Networks? Nope, not them too. MySQL runs a little faster with a shared memory connection, maybe another 20-25%. Named pipes are also quicker than TCP/IP, but we're still slower. And, of course, our VMware Server baseline is also benefiting from all these improvements.
Perl's amazing Devel::NYTProf showed more detail. The big hit was in the database. DB queries were taking 3-4 times as long on their server compared to ours, oddly enough, even when the query cache is serving all requests and the disk isn't being hit. Now the MySQL query cache is trivial: if the string of the query matches, return the result. How can this be 3-4 times slower??
At this stage, if our application's old CGI data layer was better structured, and at least used parameters rather than globals, we could work around the problem with Memoize or local Perl caching. Even the query cache uses a round-trip to the DB server. Of course, we should probably do this anyway, but that is hardly the point.
I'm usually pretty good at debugging, and I have rarely been completely at a loss. This time, we do not have access to the ESX system, so we are about at the end of what we can do. There are reports that lack of memory affinity can be a problem, especially for in-memory databases (which is what the query cached MySQL is, in part). Both MySQL and our systems (being Perl) are memory intensive.
Having said that, most reports on the Internet are pretty dumb in their analysis, even frustratingly so. They usually say it is a disk latency problem - well, we know it isn't, as if I write a stored procedure and a Perl script doing the same set of queries, one runs 10 times faster than the other. The queries are the same, so it must be the communication between Perl and the database.

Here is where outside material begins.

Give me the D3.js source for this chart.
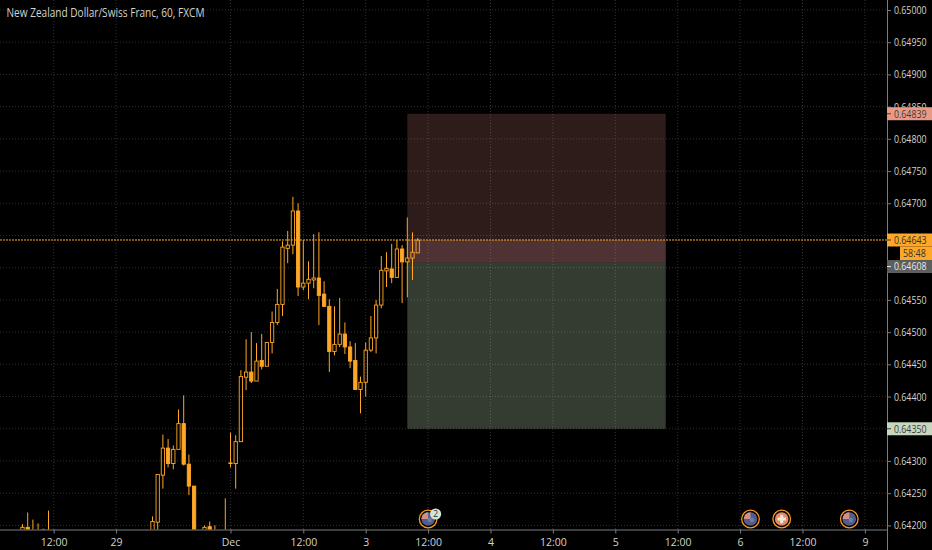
<!DOCTYPE html>
<html><head><meta charset="utf-8">
<script src="https://cdn.jsdelivr.net/npm/d3@7"></script>
<style>html,body{margin:0;padding:0;background:#000}svg{display:block}text{font-family:"Open Sans",sans-serif}</style>
</head><body><svg id="c" width="932" height="550"></svg>
<script>
// prices in points (price x 100000); null = bar lies below the visible range
const opens =[64190,64197,64185,64185,64192,64185,null,null,null,null,null,null,null,null,null,null,null,null,null,null,null,null,null,null,null,64190,64205,64278,64320,64296,64318,64358,64295,64261,null,64190,64198,64188,null,64188,64297,64296,64330,64430,64438,64424,64456,64447,64484,64515,64543,64630,64635,64688,64570,64576,64581,64584,64559,64540,64470,64481,64497,64477,64456,64411,64422,64472,64491,64542,64595,64598,64585,64629,64609,64615,64623];
const highs =[64202,64220,64209,64203,64195,64223,null,null,null,null,null,null,null,null,null,null,null,null,null,null,null,null,null,null,null,64214,64279,64341,64334,64324,64380,64402,64310,64261,null,64200,64206,64200,null,64242,64344,64340,64441,64489,64500,64483,64497,64484,64532,64567,64641,64657,64710,64700,64643,64610,64652,64655,64579,64551,64540,64553,64515,64486,64483,64431,64484,64525,64550,64618,64624,64637,64643,64635,64678,64655,64646];
const lows  =[64190,64190,64185,64185,64190,64185,null,null,null,null,null,null,null,null,null,null,null,null,null,null,null,null,null,null,null,64190,64190,64257,64290,64287,64318,64293,64247,64180,null,64190,64190,64185,null,64185,64290,64257,64330,64410,64421,64424,64442,64447,64467,64511,64525,64607,64621,64556,64565,64551,64568,64511,64539,64438,64464,64477,64466,64444,64411,64374,64400,64469,64467,64537,64570,64576,64584,64545,64554,64581,64623];
const closes=[64197,64190,64185,64185,64193,64185,null,null,null,null,null,null,null,null,null,null,null,null,null,null,null,null,null,null,null,64206,64279,64320,64296,64318,64358,64295,64261,64185,null,64197,64190,64188,null,64188,64296,64330,64431,64438,64424,64455,64447,64484,64515,64543,64632,64635,64688,64570,64576,64582,64584,64557,64540,64470,64481,64497,64477,64455,64411,64422,64472,64491,64542,64596,64599,64585,64629,64609,64615,64624,64643];

const priceTicks=[65000,64950,64900,64850,64800,64750,64700,64650,64600,64550,64500,64450,64400,64350,64300,64250,64200];
const coveredTicks=[64650,64600,64350];
const timeTickBars=[6,18,40,54,66,78,90,102,114,126,138,150,162];
const timeTickLabels=["12:00","29","Dec","12:00","3","12:00","4","12:00","5","12:00","6","12:00","9"];

const lastPrice=64643, countdown="58:48";
const stopPrice=64839, entryPrice=64608, targetPrice=64350;
const boxStartBar=74, boxEndBar=123.7;

const eventBars=[78,140,146,159];
const eventKinds=["NZ","NZ","CH","NZ"];
const eventBadgeText="2";
const titleText="New Zealand Dollar/Swiss Franc, 60, FXCM";

const W=932,H=550,plotR=887,plotB=529.5;
const x=d3.scaleLinear().domain([0,162]).range([22.5,864.9]);
const y=d3.scaleLinear().domain([64200,65000]).range([525.4,10]);
const fmt=v=>d3.format(".5f")(v/1e5);
const ORANGE="#ffa726",GRID="#313131",AXIS="#7b7d80",TXT="#d2d3ce";

const svg=d3.select("#c");
svg.append("rect").attr("width",W).attr("height",H).attr("fill","#000");
const defs=svg.append("defs");
defs.append("clipPath").attr("id","plot").append("rect").attr("width",plotR).attr("height",plotB);

const plot=svg.append("g").attr("clip-path","url(#plot)");
// grid
plot.selectAll(".gh").data(priceTicks).join("line").attr("x1",0).attr("x2",plotR)
  .attr("y1",d=>y(d)).attr("y2",d=>y(d)).attr("stroke",GRID).attr("stroke-dasharray","1 2");
plot.selectAll(".gv").data(timeTickBars).join("line").attr("y1",0).attr("y2",plotB)
  .attr("x1",d=>x(d)).attr("x2",d=>x(d)).attr("stroke",GRID).attr("stroke-dasharray","1 2");

// position tool
const bx=x(boxStartBar),bw=x(boxEndBar)-x(boxStartBar);
plot.append("rect").attr("x",bx).attr("width",bw).attr("y",y(stopPrice)).attr("height",y(entryPrice)-y(stopPrice)).attr("fill","#e48c85").attr("opacity",.2);
plot.append("rect").attr("x",bx).attr("width",bw).attr("y",y(lastPrice)).attr("height",y(entryPrice)-y(lastPrice)).attr("fill","#e8a0a8").attr("opacity",.18);
plot.append("rect").attr("x",bx).attr("width",bw).attr("y",y(entryPrice)).attr("height",y(targetPrice)-y(entryPrice)).attr("fill","#bcd4ae").attr("opacity",.28);

// candles
const idx=d3.range(opens.length).filter(i=>opens[i]!==null);
const bw2=1.65;
const cg=plot.append("g");
cg.selectAll(".wh").data(idx).join("line").attr("x1",i=>x(i)).attr("x2",i=>x(i))
  .attr("y1",i=>y(highs[i])).attr("y2",i=>y(Math.max(opens[i],closes[i])))
  .attr("stroke",ORANGE).attr("stroke-width",1);
cg.selectAll(".wl").data(idx).join("line").attr("x1",i=>x(i)).attr("x2",i=>x(i))
  .attr("y1",i=>y(Math.min(opens[i],closes[i]))).attr("y2",i=>y(lows[i]))
  .attr("stroke",ORANGE).attr("stroke-width",1);
cg.selectAll(".b").data(idx).join("rect")
  .attr("x",i=>x(i)-bw2).attr("width",bw2*2)
  .attr("y",i=>y(Math.max(opens[i],closes[i])))
  .attr("height",i=>Math.max(.6,Math.abs(y(opens[i])-y(closes[i]))))
  .attr("fill",i=>closes[i]<opens[i]?ORANGE:"none")
  .attr("stroke",ORANGE).attr("stroke-width",.9);

// last price line
plot.append("line").attr("x1",0).attr("x2",plotR).attr("y1",y(lastPrice)).attr("y2",y(lastPrice))
  .attr("stroke",ORANGE).attr("stroke-dasharray","2 1");

// axes
const squeeze=.8;
const right=svg.append("g").attr("transform",`translate(${plotR},0)`)
  .call(d3.axisRight(y).tickValues(priceTicks).tickFormat(fmt).tickSize(4).tickPadding(3));
right.select(".domain").attr("stroke",AXIS).attr("d",`M0.5,0V${H}`);
right.selectAll(".tick line").attr("stroke",AXIS);
right.selectAll(".tick text").attr("fill",TXT).attr("font-size",11).attr("font-family","Open Sans")
  .attr("x",0).attr("transform",`translate(7,0) scale(${squeeze},1)`);
// labels fully hidden behind a price tag in the original
right.selectAll(".tick").filter(d=>coveredTicks.includes(d)).select("text").remove();

const bottom=svg.append("g").attr("transform",`translate(0,${plotB})`)
  .call(d3.axisBottom(x).tickValues(timeTickBars).tickFormat((d,i)=>timeTickLabels[i]).tickSize(4).tickPadding(5));
bottom.select(".domain").attr("stroke",AXIS).attr("d",`M0,0.5H${plotR}`);
bottom.selectAll(".tick line").attr("stroke",AXIS);
bottom.selectAll(".tick text").attr("fill",TXT).attr("font-size",10.5).attr("font-family","Open Sans");

// price tags
function tag(v,bg,fg,shift){
  const g=svg.append("g");
  const cy=y(v)+shift;
  g.append("rect").attr("x",plotR).attr("width",W-plotR).attr("y",cy-6.5).attr("height",13).attr("fill",bg);
  g.append("line").attr("x1",plotR).attr("x2",plotR+4).attr("y1",cy).attr("y2",cy).attr("stroke",fg);
  g.append("text").attr("transform",`translate(${plotR+7},${cy+3.9}) scale(${squeeze},1)`).attr("fill",fg).attr("font-size",11).text(fmt(v));
}
tag(stopPrice,"#e99a87","#3d3d3d",0);
tag(targetPrice,"#c6d6bf","#3d3d3d",0);
tag(entryPrice,"#5d5f5e","#e6e6e6",4);
tag(lastPrice,ORANGE,"#333",0);
svg.append("rect").attr("x",900).attr("width",32).attr("y",y(lastPrice)+6.5).attr("height",13.5).attr("fill",ORANGE);
svg.append("text").attr("transform",`translate(903,${y(lastPrice)+17}) scale(.85,1)`).attr("fill","#333").attr("font-size",10.5).text(countdown);

// title
svg.append("text").attr("x",6.5).attr("y",16.5).attr("fill",TXT).attr("font-size",12.5).attr("font-weight",500)
  .attr("textLength",198).attr("lengthAdjust","spacingAndGlyphs").text(titleText);

// events
const ey=519;
eventBars.forEach((b,k)=>{
  const g=svg.append("g").attr("transform",`translate(${x(b)},${ey})`);
  g.append("circle").attr("r",8.8).attr("fill","#000").attr("stroke","#f79a1f").attr("stroke-width",1.3);
  if(eventKinds[k]==="NZ"){
    g.append("circle").attr("r",6.8).attr("fill","#525c8e");
    g.append("path").attr("d",d3.arc()({innerRadius:0,outerRadius:6.8,startAngle:-Math.PI/2,endAngle:0})).attr("fill","#cf9088");
    g.append("circle").attr("cx",1.5).attr("cy",1).attr("r",2.2).attr("fill","#717ca8");
  }else{
    g.append("circle").attr("r",6.8).attr("fill","#e08a66");
    g.append("path").attr("d","M-1.5,-4.2H1.5V-1.5H4.2V1.5H1.5V4.2H-1.5V1.5H-4.2V-1.5H-1.5Z").attr("fill","#f3e6d6");
  }
});
const bg=svg.append("g").attr("transform",`translate(${x(eventBars[0])+7.5},514)`);
bg.append("circle").attr("r",5.6).attr("fill","#d3e6d3");
bg.append("text").attr("text-anchor","middle").attr("y",3.3).attr("font-size",9).attr("fill","#333").text(eventBadgeText);
</script></body></html>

And, of course, the difference is much smaller, maybe a factor of 4 or 5, on our VMware Server benchmark. Other explanations imply that two cores are bad because CPU scheduling is so hard -- sorry, I don't buy it, it is not that hard that it takes this much of your server.
I am sure we haven't seen the end of this problem yet, but in the process we have probably speeded our system by a factor of two, and maybe prioritizing architectural changes to add caching to Perl will double it again. It's all a worthwhile if rather frustrating exercise.